SCIENCE, POWER & USAGE
Sebuah sentakan yang cukup keras hari ini datang dari dosen saya. Beliau memang suka keluar topik dari kefarmasian ketika memberikan kuliah. Tetapi justru itulah yang saya sukai dari beliau, selalu menceritakan hal-hal yang dapat membuka pikiran dan hati kami. Entah bermula dari mana, tiba-tiba beliau mengawali topik ini.
"Ada yang tahu SBY itu mendapat doktor di bidang apa?"
"Agribisnis." => (nyari di wikip lebih tepatnya ekonomi pertanian sih)
"Nah sekarang bagaimana keadaan bisnis pertanian di negara kita?"
--- hening dan merenung ----
"Itulah kita, orang Indonesia."
"You have SCIENCE. You have a POWER. BUT YOU CAN'T USE IT!!!"
Beberapa permasalahan yang ada di Indonesia adalah kurangnya komunikasi antara scientist dengan pembuat kebijakan. Scientist mungkin saja memiliki berbagai ide inovatif yang dapat menjadi solusi untuk permasalahan yang ada saat ini. Tetapi, dia tidak punya kuasa untuk mengaplikasikannya secara masal. Sebaliknya, pejabat memiliki wewenang untuk menerapkan kebijakan, tetapi tidak memiliki science untuk menyelesaikan permasalahan tersebut. Tetapi, beliau memiliki dua-duanya, dan sama saja, tidak menyelesaikan masalah.
"JLEPP..." Kata-kata itu terngiang-ngiang di kepala saya sepanjang hari. Ini bukan kritik untuk satu orang saja, ini kritik untuk kita semua, terlebih-lebih saya sendiri. Benar juga ya, kita mahasiswa punya ilmu lebih, tapi apa gunanya kalau tidak digunakan??? Bukankah salah satu amalan yang tidak akan pernah terputus adalah ilmu yang bermanfaat?

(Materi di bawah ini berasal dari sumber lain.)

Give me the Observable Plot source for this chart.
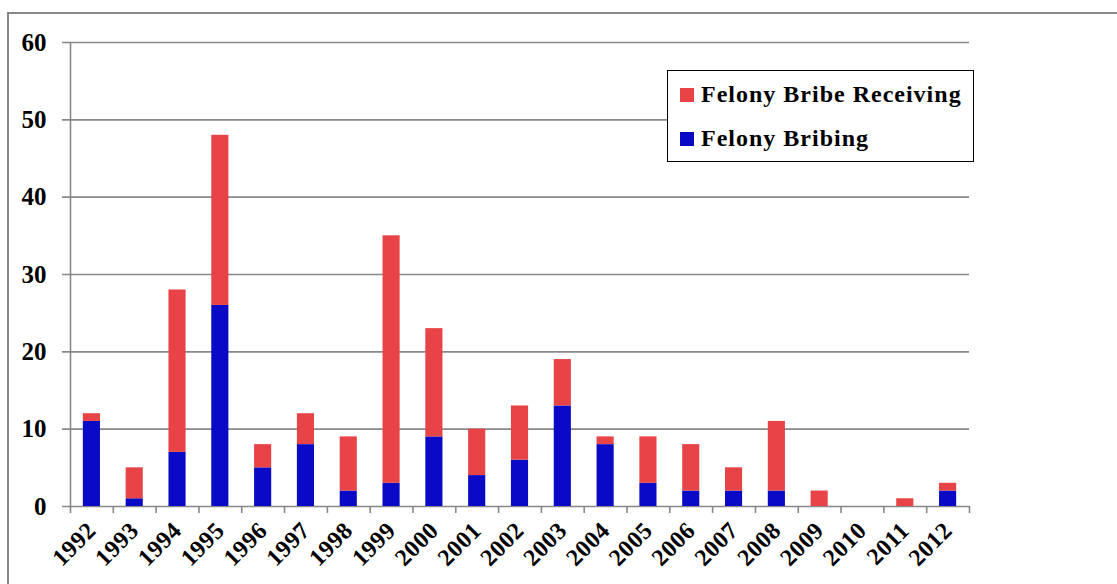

Saya juga jadi teringat beberapa waktu lalu ketika saya mendapat teguran dari salah seorang teman saya. Penyebabnya adalah, saya diminta untuk memberikan sebuah materi di suatu forum, tapi saya bilang saya merasa tidak cukup layak untuk memberikan materi tersebut. Masih banyak kakak-kakak lain yang lebih layak dari saya. Kemudian dia memberikan sedikit nasehat dengan sebuah analogi:
"Ngajarin orang nyingkirin batu dari jalan akan lebih bermakna daripada sarjana yang merasa minder dengan ilmunya dan merasa belum pantas untuk membaginya."
Jadi sekecil apapun ilmunya, harus diamalkan. Tidak usah menunggu terlalu banyak ilmu baru diamalkan. Tidak perlu harus dalam bentuk yang besar, misalnya membuat sebuah produk lalalalal yang bermanfaat untuk lalalala dan sebagainya. Bisa dimulai dengan cara mengajari teman yang mungkin belum terlalu paham dengan pelajaran kuliah.
Dan satu lagi. Apapun ilmu yang sudah ada pada diri saya saat ini, saya berharap suatu saat bisa mengaplikasikannya untuk menjawab permasalahan bangsa. Tidak hanya menjadi teori muluk-muluk yang ada di kepala saya, yang ketika saya mati, hanya akan membusuk bersama jasad saya.